As a recession looms, Blake Upper School’s BAM (Blake Asset Management) have made serious adaptations in the transition to online learning.
The open schedule on Fridays has allowed the club to continue its practice of weekly meetings by way of Zoom. But one drawback of the club is that during times of great volatility in the stock market, quick decision making is very hard to come by.
According to the Kellogg School of Northwestern, total volatility in U.S. markets exceeds that of the 2008 Global Financial Crisis and nearly reaches that of the 1929 Stock Market Crash. Per Fox Business, On March 16th, The Dow Jones Industrial Average recorded its biggest single day point drop off ever at a loss of 2,997 points (13%). While such quick and rapid change in prices isn’t inherently an indicator of long term recession, the effects of the COVID-19 pandemic continue to make negative growth possible. With that, then, for Hemphill and BAM, repairing their portfolio could prove quite tough.
Relatedly, BAM leader Timo Hemphill ‘20 explains “we also are continuing to discuss politics, economic concepts, and other factors that will impact the markets.” Hemphill says on the hopeful side that, like many investors, “We are looking to make several decisions in the coming weeks that will return our portfolio to where it was.”
High unpredictably isn’t necessarily a prompt to not invest at all, as there are still some risks worthy of taking. The protection and “core allocation” should especially be with government bonds.

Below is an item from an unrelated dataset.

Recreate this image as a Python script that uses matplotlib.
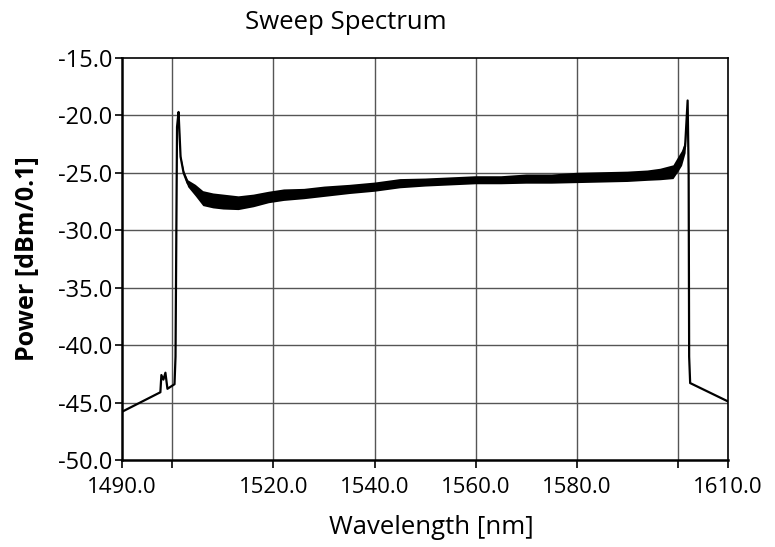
import numpy as np
import matplotlib.pyplot as plt

# Sweep spectrum
wavelength = [1490.0, 1497.6, 1497.8, 1498.2, 1498.6, 1499.0, 1500.4, 1500.6,
              1500.9, 1501.2, 1501.6, 1502.2, 1503.0, 1504.5, 1506.0, 1508.0,
              1510.0, 1513.0, 1516.0, 1519.0, 1522.0, 1526.0, 1530.0, 1535.0,
              1540.0, 1545.0, 1550.0, 1555.0, 1560.0, 1565.0, 1570.0, 1575.0,
              1580.0, 1585.0, 1590.0, 1594.0, 1596.5, 1599.1, 1600.1, 1600.8,
              1601.5, 1602.0, 1602.2, 1602.3, 1602.5, 1610.0]
power = [-45.8, -44.1, -42.6, -43.0, -42.4, -43.8, -43.4, -41.0,
         -21.0, -19.7, -23.6, -25.0, -25.9, -26.5, -27.2, -27.4,
         -27.5, -27.6, -27.4, -27.1, -26.9, -26.8, -26.6, -26.4,
         -26.2, -25.9, -25.8, -25.7, -25.6, -25.6, -25.5, -25.5,
         -25.4, -25.35, -25.3, -25.2, -25.1, -24.9, -24.2, -23.7,
         -22.7, -18.7, -25.0, -41.0, -43.3, -44.9]
# half width of the noise band around the trace
noise = [0.0, 0.0, 0.0, 0.0, 0.0, 0.0, 0.0, 0.0,
         0.0, 0.0, 0.1, 0.2, 0.3, 0.5, 0.65, 0.65,
         0.65, 0.6, 0.55, 0.5, 0.5, 0.45, 0.45, 0.4,
         0.4, 0.4, 0.35, 0.35, 0.35, 0.35, 0.4, 0.4,
         0.45, 0.45, 0.45, 0.45, 0.5, 0.6, 0.65, 0.65,
         0.55, 0.0, 0.0, 0.0, 0.0, 0.0]

x_ticks = [1490, 1500, 1520, 1540, 1560, 1580, 1600, 1610]
x_labels = ['1490.0', '', '1520.0', '1540.0', '1560.0', '1580.0', '', '1610.0']
y_ticks = [-50, -45, -40, -35, -30, -25, -20, -15]

plt.rcParams['font.family'] = ['Open Sans', 'DejaVu Sans']

fig = plt.figure(figsize=(7.75, 5.47), dpi=100)
ax = fig.add_axes([0.1574, 0.159, 0.782, 0.735])

wl = np.array(wavelength)
p = np.array(power)
hw = np.array(noise)
ax.fill_between(wl, p - hw, p + hw, color='black', lw=0, zorder=3)
ax.plot(wl, p, color='black', lw=1.6, zorder=4)

ax.set_xlim(1490, 1610)
ax.set_ylim(-50, -15)
ax.set_xticks(x_ticks)
ax.set_xticklabels(x_labels)
ax.set_yticks(y_ticks)
ax.set_yticklabels([f'{v:.1f}' for v in y_ticks])

for v in x_ticks[1:-1]:
    ax.axvline(v, color='#555555', lw=1.0, zorder=1)
for v in y_ticks[1:-1]:
    ax.axhline(v, color='#555555', lw=1.0, zorder=1)

for s in ax.spines.values():
    s.set_color('black')
    s.set_linewidth(1.2)
ax.spines['left'].set_linewidth(1.8)
ax.spines['bottom'].set_linewidth(1.8)
ax.tick_params(axis='x', length=6, width=1.2, pad=6, labelsize=16)
ax.tick_params(axis='y', length=5, width=1.2, pad=2, labelsize=17)

fig.text(0.446, 0.958, 'Sweep Spectrum', fontsize=18.5, ha='center', va='center')
fig.text(0.556, 0.036, 'Wavelength [nm]', fontsize=18.5, ha='center', va='center')
fig.text(0.036, 0.528, 'Power [dBm/0.1]', fontsize=18, fontweight='bold',
         rotation=90, ha='center', va='center')

plt.savefig('out.png', dpi=100)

As Hannah Anderson of J.P. Morgan Asset Management pointed out on CNBC on April 23rd, “volatility is going to be a mainstay… but there are still opportunities to reap returns by taking some risks.” Let’s not also forget that volatility goes both ways.
But the recent decision to suspend immigration for at least 60 days by President Trump, ongoing stay-at-home orders, and other factors from the pandemic may force BAM and other hopefuls to exercise further patience.